Hoping that some star power will boost its odds, promoters are bringing Richard Petty, Greg Biffle and Darrel Waltrip to Olympia today to meet with lawmakers and attend a labor union reception.

Lynch also said that the speedway would be the first “green racetrack” in the nation, meeting or beating all environmental standards and spending $1 million to preserve local wetlands and green spaces. The track and buildings would occupy about 350 acres of the 950-acre site, he said.

Foes of the track staged a brief rally on the steps of the Capitol Tuesday afternoon, where they were joined by members of one union that opposes using tax dollars to help pay for the track. The Service Employees International Union is also against a similar public-financing plan to help build a new SuperSonics basketball stadium in Renton.

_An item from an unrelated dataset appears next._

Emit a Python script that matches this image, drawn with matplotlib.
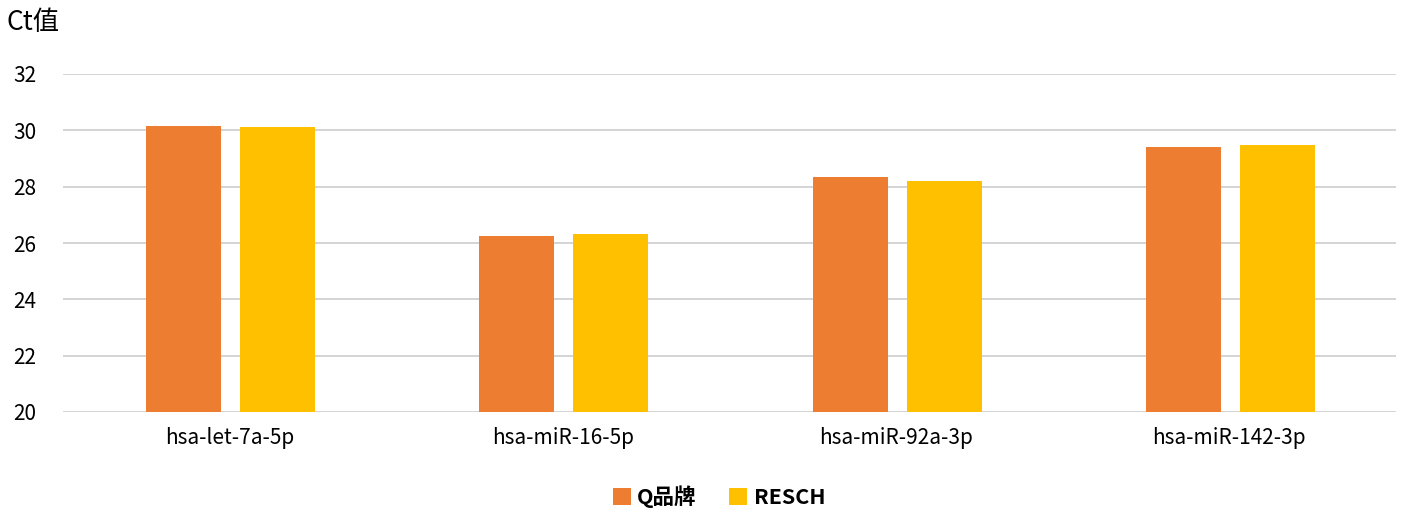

“When we have 650,000 people without health care, it’s unconscionable to be spending public funds to support wealthy owners of professional sports franchises,” said Adam Glickman, a spokesman for an SEIU local.

Sen. Brian Hatfield, D-Raymond, said he’s perplexed by critics of the track.

“This is about jobs,” he said, describing what it was like to grow up in a hardscrabble town with unemployment and alcoholism. “It’s really hard to wrap your brain around folks who don’t want economic development.”

State lawmakers have provided plenty of tax incentives for a wide variety of projects, from grain elevators to wildlife programs, he said.

“Somehow it was OK to do it for Boeing,” he said, referring to a massive aerospace tax break that Gov. Gary Locke shepherded through the Legislature.

Lynch also said that lawmakers shouldn”t surmise that a small number of vocal critics represent the entire community’s feelings about the venture.

“There’s 21 of these facilities in the United States,” he said. “Nobody wants one to leave.”